(WRITTEN REQUEST) Using the material below, copy every line where "this" appears.

Source code of charts:
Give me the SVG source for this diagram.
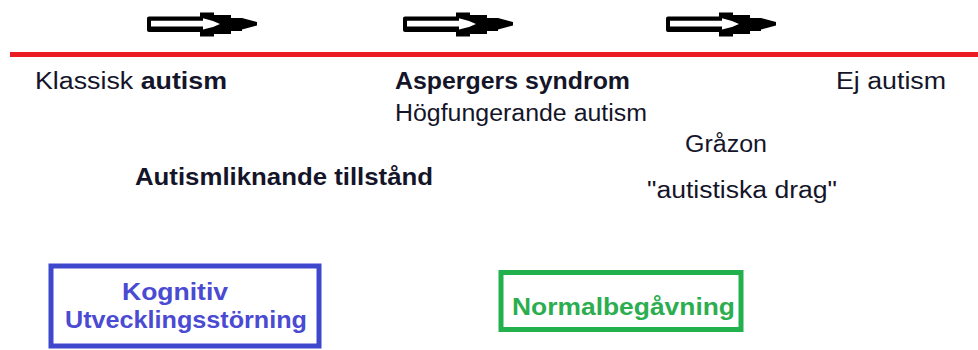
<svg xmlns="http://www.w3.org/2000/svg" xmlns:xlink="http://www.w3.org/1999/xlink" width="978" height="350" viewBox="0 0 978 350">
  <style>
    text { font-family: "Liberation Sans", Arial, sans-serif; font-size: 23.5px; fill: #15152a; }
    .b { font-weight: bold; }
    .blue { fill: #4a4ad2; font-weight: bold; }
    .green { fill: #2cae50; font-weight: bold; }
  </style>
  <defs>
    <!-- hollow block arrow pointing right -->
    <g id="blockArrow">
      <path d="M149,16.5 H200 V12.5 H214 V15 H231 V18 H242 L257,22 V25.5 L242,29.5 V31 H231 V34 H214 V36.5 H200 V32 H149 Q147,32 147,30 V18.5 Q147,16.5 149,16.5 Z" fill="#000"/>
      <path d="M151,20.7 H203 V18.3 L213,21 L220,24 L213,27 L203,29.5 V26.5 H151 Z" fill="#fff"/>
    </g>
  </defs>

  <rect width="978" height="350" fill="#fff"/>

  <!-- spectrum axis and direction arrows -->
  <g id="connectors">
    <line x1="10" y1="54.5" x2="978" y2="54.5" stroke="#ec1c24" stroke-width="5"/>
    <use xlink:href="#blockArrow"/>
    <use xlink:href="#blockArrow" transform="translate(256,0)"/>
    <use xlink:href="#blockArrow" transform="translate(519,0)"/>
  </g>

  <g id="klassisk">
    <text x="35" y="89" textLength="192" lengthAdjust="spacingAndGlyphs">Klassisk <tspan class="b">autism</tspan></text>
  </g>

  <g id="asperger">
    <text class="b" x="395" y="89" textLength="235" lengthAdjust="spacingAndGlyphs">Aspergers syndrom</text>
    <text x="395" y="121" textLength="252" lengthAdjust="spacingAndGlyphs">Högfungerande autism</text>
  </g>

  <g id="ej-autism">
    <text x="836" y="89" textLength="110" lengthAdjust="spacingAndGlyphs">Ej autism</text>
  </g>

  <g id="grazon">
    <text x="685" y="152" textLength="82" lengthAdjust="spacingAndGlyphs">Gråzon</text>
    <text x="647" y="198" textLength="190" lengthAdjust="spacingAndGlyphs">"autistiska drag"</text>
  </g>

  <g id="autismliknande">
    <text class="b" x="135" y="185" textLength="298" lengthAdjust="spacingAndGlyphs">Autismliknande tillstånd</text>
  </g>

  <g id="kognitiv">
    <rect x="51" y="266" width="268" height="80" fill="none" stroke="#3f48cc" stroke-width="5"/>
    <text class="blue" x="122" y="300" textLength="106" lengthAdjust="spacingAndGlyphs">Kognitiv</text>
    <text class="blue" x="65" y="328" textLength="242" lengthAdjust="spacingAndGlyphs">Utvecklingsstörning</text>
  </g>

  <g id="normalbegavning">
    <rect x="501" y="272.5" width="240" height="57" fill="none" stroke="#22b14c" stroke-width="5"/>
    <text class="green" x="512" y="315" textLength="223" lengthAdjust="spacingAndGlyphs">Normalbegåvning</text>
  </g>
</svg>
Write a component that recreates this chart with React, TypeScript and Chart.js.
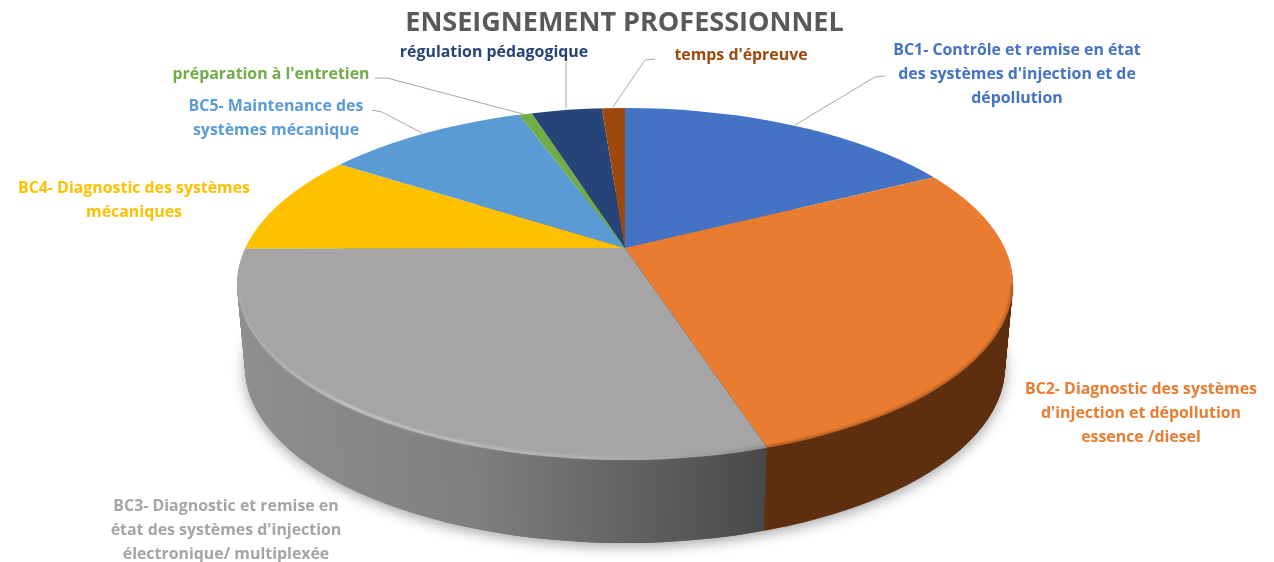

(TASK SOLUTION)
Give me the SVG source for this diagram.
Write a component that recreates this chart with React, TypeScript and Chart.js.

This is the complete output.